SEBI doubles IPO limit for retail investor to Rs2 lakh; places curbs on preferential issues
25 Oct 2010
The Securities and Exchange Board of India (SEBI) today announced an increase in investment limit for retail investors in initial public offers (IPOs) and follow-on offers (FPOs) to Rs2 lakh per issue from the current Rs1 lakh.
The retail investor quota in public offers will, however, remain unchanged, SEBI said in a release.
The SEBI board, which discussed issues like preferential allotment to promoters and the takeover regulations among other issues, also decided to place stringent conditions on allocation of preferential shares or warrants to promoters.
Companies cannot issue preferential shares or warrants to promoters if they have sold shares in past six months or if they have failed to convert the warrants in the previous one year, SEBI said.
SEBI also came out with guidelines for insurance companies that are looking to hit the capital market.
The SEBI board noted that the SEBI (ICDR) Regulations, 2009, which are sector neutral, would also apply to insurance companies. The board also noted and approved the recommendations of SEBI committee on disclosures and accounting standards (SCODA) for the following additional disclosures, having regard to the specific nature of insurance companies:
Disclosure of risk factors specific to insurance companies; broad headings under which an overview of the insurance industry shall be disclosed; other disclosures specific to insurance companies; formats for disclosure of financial information as specified by IRDA; and glossary of terms used in the insurance sector.
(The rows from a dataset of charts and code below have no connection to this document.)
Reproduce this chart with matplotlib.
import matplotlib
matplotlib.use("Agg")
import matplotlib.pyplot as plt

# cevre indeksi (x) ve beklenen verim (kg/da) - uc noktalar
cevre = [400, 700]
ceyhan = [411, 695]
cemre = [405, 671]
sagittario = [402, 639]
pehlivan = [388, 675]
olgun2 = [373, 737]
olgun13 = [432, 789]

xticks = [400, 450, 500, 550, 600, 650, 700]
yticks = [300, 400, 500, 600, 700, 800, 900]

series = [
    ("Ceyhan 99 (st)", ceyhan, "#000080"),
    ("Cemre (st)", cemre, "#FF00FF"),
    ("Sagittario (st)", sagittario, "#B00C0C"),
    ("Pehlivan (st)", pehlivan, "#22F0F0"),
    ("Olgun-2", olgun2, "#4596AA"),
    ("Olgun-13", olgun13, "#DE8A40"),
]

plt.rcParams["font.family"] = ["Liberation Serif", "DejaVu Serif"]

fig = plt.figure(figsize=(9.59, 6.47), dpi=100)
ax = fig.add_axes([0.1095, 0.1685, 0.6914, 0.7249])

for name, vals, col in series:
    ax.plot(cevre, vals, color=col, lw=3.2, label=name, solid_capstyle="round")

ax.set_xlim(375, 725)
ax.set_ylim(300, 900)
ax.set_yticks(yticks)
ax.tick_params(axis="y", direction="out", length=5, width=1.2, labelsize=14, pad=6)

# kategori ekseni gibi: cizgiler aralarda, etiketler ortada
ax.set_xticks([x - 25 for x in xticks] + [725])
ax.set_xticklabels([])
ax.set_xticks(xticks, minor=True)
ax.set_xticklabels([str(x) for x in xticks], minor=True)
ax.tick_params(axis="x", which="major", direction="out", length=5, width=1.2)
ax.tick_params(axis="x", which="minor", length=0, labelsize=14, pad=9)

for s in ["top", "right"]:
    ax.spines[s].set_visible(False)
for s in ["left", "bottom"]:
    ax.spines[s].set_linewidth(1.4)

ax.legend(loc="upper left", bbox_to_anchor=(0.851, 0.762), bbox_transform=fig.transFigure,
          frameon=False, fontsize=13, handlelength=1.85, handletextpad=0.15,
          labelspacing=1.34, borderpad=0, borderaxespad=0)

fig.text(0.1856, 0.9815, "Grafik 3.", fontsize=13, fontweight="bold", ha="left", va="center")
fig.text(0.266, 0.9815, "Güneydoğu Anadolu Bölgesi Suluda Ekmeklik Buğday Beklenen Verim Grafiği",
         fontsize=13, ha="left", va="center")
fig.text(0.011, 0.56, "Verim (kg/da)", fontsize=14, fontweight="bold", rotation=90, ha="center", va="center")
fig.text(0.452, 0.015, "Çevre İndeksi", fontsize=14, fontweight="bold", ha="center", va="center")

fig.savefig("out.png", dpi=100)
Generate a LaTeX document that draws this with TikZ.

SEBI also approved amendments to SEBI (ICDR) Regulations, 2009, viz., exemption from appointment of monitoring agency and disclosure of disclaimer clause of IRDA in the offer documents of insurance companies.
The guidelines were issued in consultation with the Insurance Regulatory and Development Authority (IRDA). The two have been working together for the framework to get life insurance companies to raise funds from the market and list in the capital markets and this framework is more or less ready.